Simon has little interest in that public relations story. He thinks he has uncovered the whereabouts of Boghanovic a/k/a "The Fox" (Ljobomir Kerekes), a notorious Serbian war criminal. Not only is there a big fat reward on the man's head, but capturing him would catapult Simon back to the big leagues. But it is not a story he can work alone. He enlists a reluctant Duck into his quixotic quest, and Benjamin comes along for the ride.

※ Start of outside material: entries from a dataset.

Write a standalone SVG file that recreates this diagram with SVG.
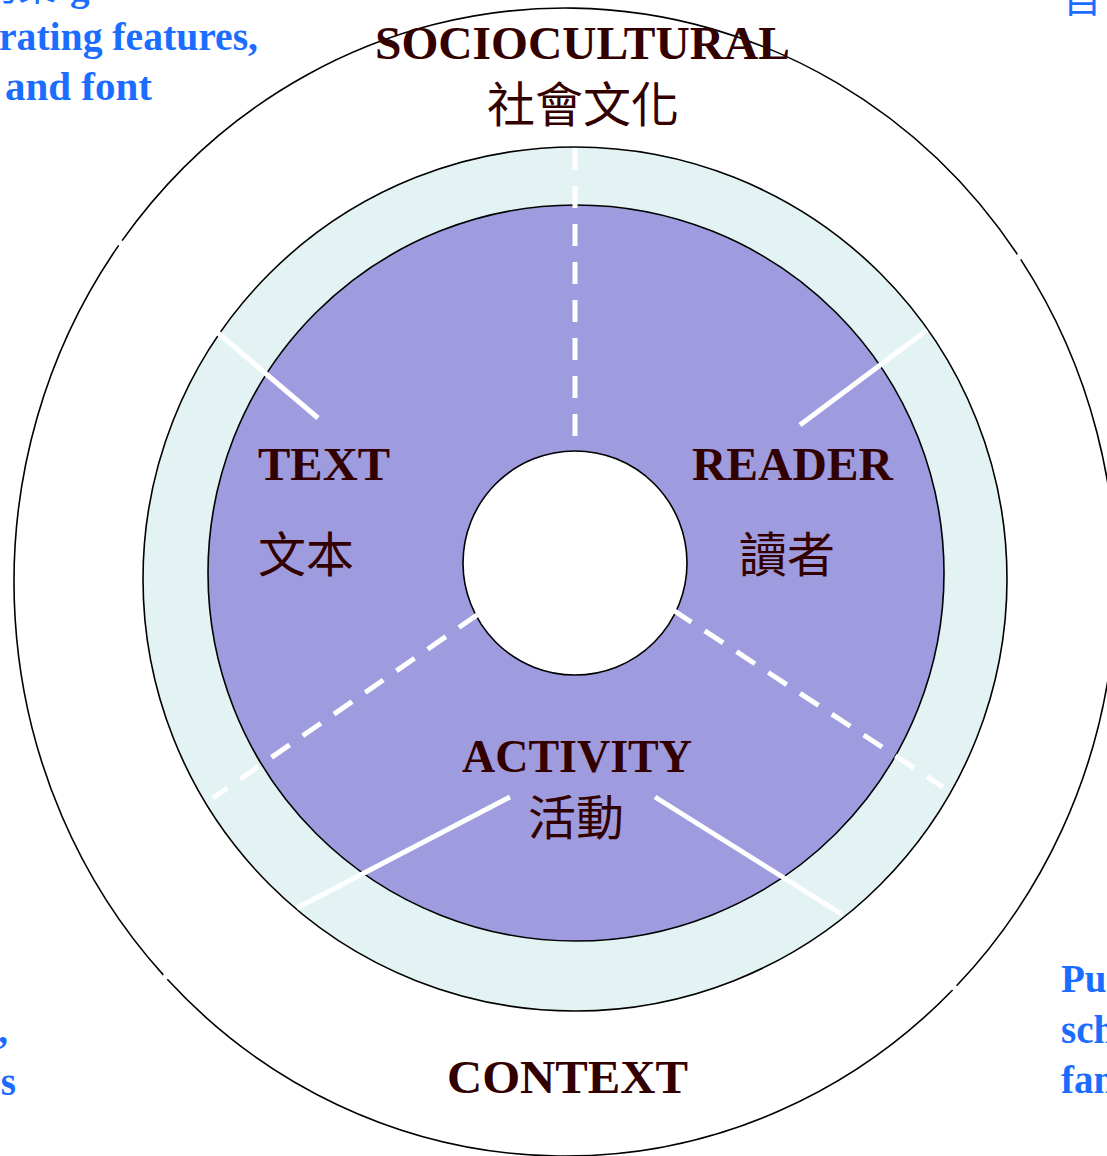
<svg xmlns="http://www.w3.org/2000/svg" width="1107" height="1156" viewBox="0 0 1107 1156">
<style>
.outline{stroke:#000;stroke-width:1.6;}
.lbl{font-family:"Liberation Serif","Times New Roman",serif;font-weight:bold;font-size:47px;fill:#330000;}
.cjk{font-family:"Noto Sans CJK TC","Noto Sans CJK SC",sans-serif;font-size:48px;fill:#330000;}
.note{font-family:"Liberation Serif","Times New Roman",serif;font-weight:bold;font-size:39px;fill:#1a6dff;}
.notecjk{font-family:"Noto Sans CJK TC",sans-serif;font-size:38px;fill:#1a6dff;}
.solid{stroke:#fff;stroke-width:5;fill:none;}
.dash{stroke:#fff;stroke-width:5;fill:none;stroke-dasharray:22 16;}
</style>
<rect width="1107" height="1156" fill="#fff"/>
<g id="context-outer" fill="none" class="outline">
<path d="M122.1 240.6 A551 574 0 0 1 1017.4 254.4"/>
<path d="M1020.7 259.4 A551 574 0 0 1 956.6 985.8"/>
<path d="M952.6 990 A551 574 0 0 1 167.3 979.3"/>
<path d="M163.3 974.9 A551 574 0 0 1 118.7 245.4"/>
</g>
<g id="sociocultural-ring">
<circle cx="575" cy="579" r="432" fill="#e3f3f3" class="outline"/>
</g>
<g id="disk">
<circle cx="576" cy="573" r="368" fill="#9e9cde" class="outline"/>
</g>
<g id="hub">
<circle cx="575" cy="563" r="112" fill="#fff" class="outline"/>
</g>
<g id="connectors">
<line class="solid" x1="218" y1="333" x2="318" y2="418"/>
<line class="solid" x1="927" y1="330" x2="800" y2="425"/>
<line class="solid" x1="297" y1="908" x2="510" y2="797"/>
<line class="solid" x1="655" y1="797" x2="843" y2="915"/>
<line class="dash" x1="575" y1="148" x2="575" y2="451"/>
<line class="dash" x1="477" y1="615" x2="213" y2="798"/>
<line class="dash" x1="673" y1="610" x2="943" y2="787"/>
</g>
<g id="label-sociocultural">
<text class="lbl" x="375" y="59" textLength="415" lengthAdjust="spacingAndGlyphs">SOCIOCULTURAL</text>
<text class="cjk" x="583" y="122" text-anchor="middle">社會文化</text>
</g>
<g id="label-text">
<text class="lbl" x="258" y="480" textLength="132" lengthAdjust="spacingAndGlyphs">TEXT</text>
<text class="cjk" x="258" y="572">文本</text>
</g>
<g id="label-reader">
<text class="lbl" x="692" y="480" textLength="201" lengthAdjust="spacingAndGlyphs">READER</text>
<text class="cjk" x="739" y="572">讀者</text>
</g>
<g id="label-activity">
<text class="lbl" x="462" y="772" textLength="230" lengthAdjust="spacingAndGlyphs">ACTIVITY</text>
<text class="cjk" x="528" y="835">活動</text>
</g>
<g id="label-context">
<text class="lbl" x="447" y="1093" textLength="241" lengthAdjust="spacingAndGlyphs">CONTEXT</text>
</g>
<g id="note-top-left">
<text class="notecjk" x="-20" y="0">的策</text>
<text class="note" x="70" y="0">g</text>
<text class="note" x="-1" y="50" textLength="259" lengthAdjust="spacingAndGlyphs">rating features,</text>
<text class="note" x="5" y="100" textLength="147" lengthAdjust="spacingAndGlyphs">and font</text>
</g>
<g id="note-top-right">
<text class="notecjk" x="1063" y="12">自</text>
</g>
<g id="note-bottom-left">
<text class="note" x="8" y="1043" text-anchor="end">,</text>
<text class="note" x="16" y="1095" text-anchor="end">s</text>
</g>
<g id="note-bottom-right">
<text class="note" x="1061" y="992">Pu</text>
<text class="note" x="1061" y="1043">sch</text>
<text class="note" x="1061" y="1093">fam</text>
</g>
</svg>
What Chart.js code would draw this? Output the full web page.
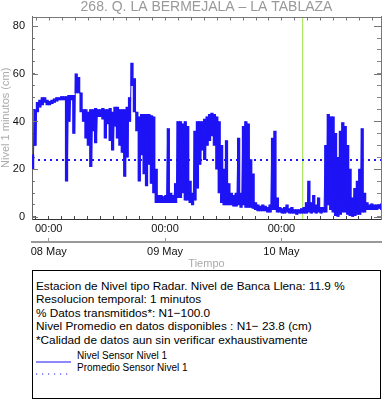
<!DOCTYPE html>
<html><head><meta charset="utf-8">
<script src="https://cdn.jsdelivr.net/npm/chart.js@4"></script>
<style>
html,body{margin:0;padding:0;background:#fff;width:382px;height:404px;overflow:hidden;font-family:'Liberation Sans',Arial,Helvetica,sans-serif;}
#wrap{position:absolute;left:0;top:0;width:382px;height:270px;}
#info{position:absolute;left:32px;top:270px;width:347px;height:127px;border:1px solid #000;color:#000;}
#info .l{position:absolute;left:3px;font-size:11.8px;line-height:13px;white-space:nowrap;}
#info .s{position:absolute;left:44px;font-size:10px;line-height:12px;white-space:nowrap;}
#info svg{position:absolute;left:3px;}
</style>
</head><body>
<div id="wrap"><canvas id="c" width="382" height="270"></canvas></div>
<div id="info">
  <div class="l" style="top:8.5px">Estacion de Nivel tipo Radar. Nivel de Banca Llena: 11.9 %</div>
  <div class="l" style="top:22px">Resolucion temporal: 1 minutos</div>
  <div class="l" style="top:35.5px">% Datos transmitidos*: N1&#8722;100.0</div>
  <div class="l" style="top:49px">Nivel Promedio en datos disponibles : N1&#8722; 23.8 (cm)</div>
  <div class="l" style="top:62.5px">*Calidad de datos aun sin verificar exhaustivamente</div>
  <svg style="top:89px" width="36" height="4"><line x1="0" y1="2" x2="35" y2="2" stroke="#1e14f5" stroke-width="1.2"/></svg>
  <div class="s" style="top:78.5px">Nivel Sensor Nivel 1</div>
  <svg style="top:101px" width="36" height="4"><line x1="0" y1="2" x2="36" y2="2" stroke="#1e14f5" stroke-width="1.2" stroke-dasharray="1.2 4.8"/></svg>
  <div class="s" style="top:91px">Promedio Sensor Nivel 1</div>
</div>
<script>
// ---- data (hours relative to 08 May 00:00) ----
const horaInicioDatos = -3.45;   // first sample
const pasoHoras = 0.5;           // sample step (hours)
// per-sample max / min of the 1-minute level (cm)
const nivelMax = [
26,45,48,49,50,50,49,48.5,49,49.5,
50,50,50.5,50.5,50.5,51,51,51,60,58.5,
52,45,45,44,45,45,45.5,45,45,45.5,
45,45,45.5,44,46,46,45,45,45,46,
50,64.5,58,44,42,43,43,43,43,42.5,
42,20,9,9,8.5,9,37,10,9,14,
40,40,39,40,38,15,10,36,40,40,
40,41,42,43,43.5,43,42,40,30,20,
32,14,10,9,10,33,10,38,40,39,
24,18,6,5,4.5,5,4.5,4,5,33,
36,8,4,3.5,4,5,3.5,4,3,3,
3,3.5,4,6,15,6,9,5,8,4,
4,30,43,42,42,35,25,36,39.5,38,
30,20,8,12,15,20,37,10,6,5,
5.5,5,5,5,5.5
];
const nivelMin = [
20,30,44,46,47,48,47,47,47.5,48,
48.5,49,49,49,15,40,49,35,52,52,
44,40,33,30,21,36,31,42,42,41,
33,39,32,28,38,33,30,27,17,25,
40,55,44,36,15,26,18,13,22,14,
10,6,6,6,6,6,6,6,6,6,
8,8,10,7,7,6,5,7,12,22,
28,24,30,32,34,30,20,10,6,5,
5,5,5,4.5,4.5,5,4,5,4,4,
4,3.5,3,2.5,2.5,2.5,2.5,2,2,3,
3,2,2,1.5,1.5,2,1.5,1.5,1.5,1,
1.5,1.5,1.5,1.5,2,1.5,2,1.5,2,1.5,
2,2,5,3,2,0.5,0,1,2,2,
1,0.5,0,0.5,1,1,2,2,3,3,
3,3,3,3.5,3
];
const nivelPromedio = 23.8;
const horaMarcador = 52.4;       // green vertical marker (10 May ~04:24)
const etiquetasDias = ['08 May', '09 May', '10 May'];
const horasDias = [0, 24, 48];
const etiquetaHora = '00:00';
const ticksY = [0,5,10,15,20,25,30,35,40,45,50,55,60,65,70,75,80];
const ticksYMayores = [0,20,40,60,80];
const ejeXMin = -3.45, ejeXMax = 68.55;
const ejeYMin = -0.9, ejeYMax = 84;
const tituloGrafico = '268. Q. LA BERMEJALA \u2013 LA TABLAZA';

// ---- build datasets ----
const serie = [], rangos = [];
for (let k = 0; k < nivelMax.length; k++) {
  const t = horaInicioDatos + k * pasoHoras;
  serie.push({x: t, y: nivelMax[k]});
  serie.push({x: t + pasoHoras / 2, y: nivelMin[k]});
  rangos.push({x: t + pasoHoras / 4, y: [nivelMin[k], nivelMax[k]]});
}
const ticksXMenores = [];
for (let k = -1; k <= 25; k++) ticksXMenores.push(k * 24 / 9);

Chart.defaults.font.family = "'Liberation Sans', Arial, Helvetica, sans-serif";
Chart.defaults.font.size = 11;

const AZUL = '#1e14f5';
const setTicks = arr => s => { s.ticks = arr.map(v => ({value: v})); };
const FONT = {size: 11, lineHeight: 1.2};

// mirrored top axis + longer major y ticks, drawn through the chart's own scales
const ejesEspejo = {
  id: 'ejesEspejo',
  afterDraw(chart) {
    const {ctx, chartArea: a, scales} = chart;
    const sx = scales.x, sy = scales.y;
    ctx.save();
    ctx.lineWidth = 1;
    ctx.strokeStyle = '#777';
    ctx.beginPath();
    const top = Math.round(a.top) + 0.5;
    ctx.moveTo(a.left, top); ctx.lineTo(a.right, top);
    ticksXMenores.forEach(v => {
      const px = Math.round(sx.getPixelForValue(v)) + 0.5;
      ctx.moveTo(px, top); ctx.lineTo(px, top + 3);
    });
    ticksYMayores.forEach(v => {
      const py = Math.round(sy.getPixelForValue(v)) + 0.5;
      ctx.moveTo(a.left, py); ctx.lineTo(a.left + 6, py);
      ctx.moveTo(a.right, py); ctx.lineTo(a.right - 7, py);
    });
    ctx.stroke();
    ctx.restore();
  }
};

new Chart(document.getElementById('c'), {
  type: 'line',
  data: {
    datasets: [
      {label: 'marcador', data: [{x: horaMarcador, y: ejeYMin}, {x: horaMarcador, y: ejeYMax}],
       borderColor: '#9be33c', borderWidth: 1, pointRadius: 0, order: 4, xAxisID: 'x', yAxisID: 'y'},
      {type: 'bar', label: 'rango', data: rangos, backgroundColor: AZUL, borderWidth: 0,
       barThickness: 2.6, grouped: false, order: 3, xAxisID: 'x', yAxisID: 'y'},
      {label: 'Nivel Sensor Nivel 1', data: serie, borderColor: AZUL, borderWidth: 1,
       pointRadius: 0, tension: 0, order: 2, xAxisID: 'x', yAxisID: 'y'},
      {label: 'Promedio Sensor Nivel 1', data: [{x: ejeXMin, y: nivelPromedio}, {x: ejeXMax, y: nivelPromedio}],
       borderColor: AZUL, borderWidth: 2, borderDash: [2, 4], pointRadius: 0, order: 1, xAxisID: 'x', yAxisID: 'y'}
    ]
  },
  options: {
    responsive: false, animation: false, devicePixelRatio: 1,
    layout: {padding: 0},
    plugins: {
      legend: {display: false}, tooltip: {enabled: false},
      title: {display: true, text: tituloGrafico, color: '#999', fullSize: false,
              font: {size: 14, weight: 'normal', lineHeight: 1}, padding: {top: 0, bottom: 2}}
    },
    scales: {
      x: {type: 'linear', axis: 'x', position: 'bottom', min: ejeXMin, max: ejeXMax, weight: 0, offset: false,
          afterBuildTicks: setTicks(ticksXMenores),
          ticks: {autoSkip: false, maxRotation: 0, minRotation: 0, padding: 6.5, color: '#111', font: FONT,
                  callback: v => (Math.abs(v % 24) < 1e-6 ? etiquetaHora : '')},
          grid: {offset: false, drawOnChartArea: false, drawTicks: true, tickLength: -3, color: '#444'},
          border: {display: true, color: '#333', width: 1},
          afterFit: s => { s.height = 23; }},
      x2: {type: 'linear', axis: 'x', position: 'bottom', min: ejeXMin, max: ejeXMax, weight: 1, offset: false,
          afterBuildTicks: setTicks(horasDias),
          ticks: {autoSkip: false, maxRotation: 0, minRotation: 0, padding: 7, color: '#111', font: FONT,
                  callback: (v, i) => etiquetasDias[i]},
          grid: {offset: false, drawOnChartArea: false, drawTicks: true, tickLength: -4, color: '#999'},
          border: {display: true, color: '#999', width: 2},
          title: {display: true, text: 'Tiempo', color: '#aaa', font: {size: 11, lineHeight: 1}, padding: {top: 0, bottom: 0.5}},
          afterFit: s => { s.height = 28; }},
      y: {type: 'linear', axis: 'y', position: 'left', min: ejeYMin, max: ejeYMax, weight: 1, beginAtZero: false,
          afterBuildTicks: setTicks(ticksY),
          ticks: {autoSkip: false, padding: 10, color: '#111', font: FONT,
                  callback: v => (ticksYMayores.includes(v) ? String(v) : '')},
          grid: {drawOnChartArea: false, drawTicks: true, tickLength: -3, color: '#777'},
          border: {display: true, color: '#666', width: 1},
          title: {display: true, text: 'Nivel 1 minutos (cm)', color: '#aaa', font: {size: 11, lineHeight: 1}, padding: 0},
          afterFit: s => { s.width = 32; }},
      yDer: {type: 'linear', axis: 'y', position: 'right', min: ejeYMin, max: ejeYMax, weight: 1,
          afterBuildTicks: setTicks(ticksY),
          ticks: {display: false},
          grid: {drawOnChartArea: false, drawTicks: true, tickLength: -4, color: '#888'},
          border: {display: true, color: '#777', width: 1},
          afterFit: s => { s.width = 1; }}
    }
  },
  plugins: [ejesEspejo]
});
</script>
</body></html>
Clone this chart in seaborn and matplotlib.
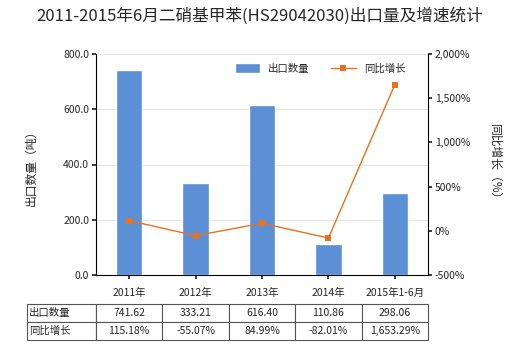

Shepard says he is a great admirer of Carol Reed's postwar classic The Third Man, and there is a little of that in this portrait of a society still suffering the hangover from bloody conflict. It is also often oddly picaresque as the trio takes to the road in a stolen rental car, meeting villagers along the way in encounters sometimes pleasant, sometimes menacing, sometimes both. Shepard was able to shoot on location and like Liev Schreiber's Everything Is Illuminated, The Hunting Party, the drama is heavy on atmosphere, reveling in the unfamiliar.

But even as one is laughing at Simon's antics, there is an awareness that this is a place where something horrible happened and the wounds are still fresh. One only need look as far as the ski lifts outside of Sarajevo that Duck and Simon point out to Benjamin on their way out of town. A key location of the 1984 Olympics, they became sniper nests during the war and the ski runs are threaded with landmines, effectively destroying a one-time winter paradise.

Like Clifford Hunt, the writer Gere played in the recent The Hoax, there is something of the charming scoundrel about Simon, albeit a scoundrel who could probably use some meds. In contrast, Duck is game, but responsible, and often exasperated by his friend's antics, which endanger all their lives. Benjamin is the wild card, nervous and fearful, but smart and more capable than he even realizes until the group is backed into a corner. The quest might be ridiculous with a different cast of characters, but with these three, it is a delight following them on their impossible journey.

Shepard based his screenplay on a real incident when a group of journalists really did try to track down notorious war criminal Radovan Karadicz, but only that premise remains as he completely transforms the story. Dylan Baker shows up toward the end of the movie in a priceless cameo as a nameless CIA operative, making explicit what has been mostly implied, that certainly mass-murdering thugs get away with it because it is in some nations' interest that they not get caught. The revelation does not detract from The Hunting Party's delightfully breezy tone, but it is unsettling and as the movie fades to black, it leaves one with something to think about.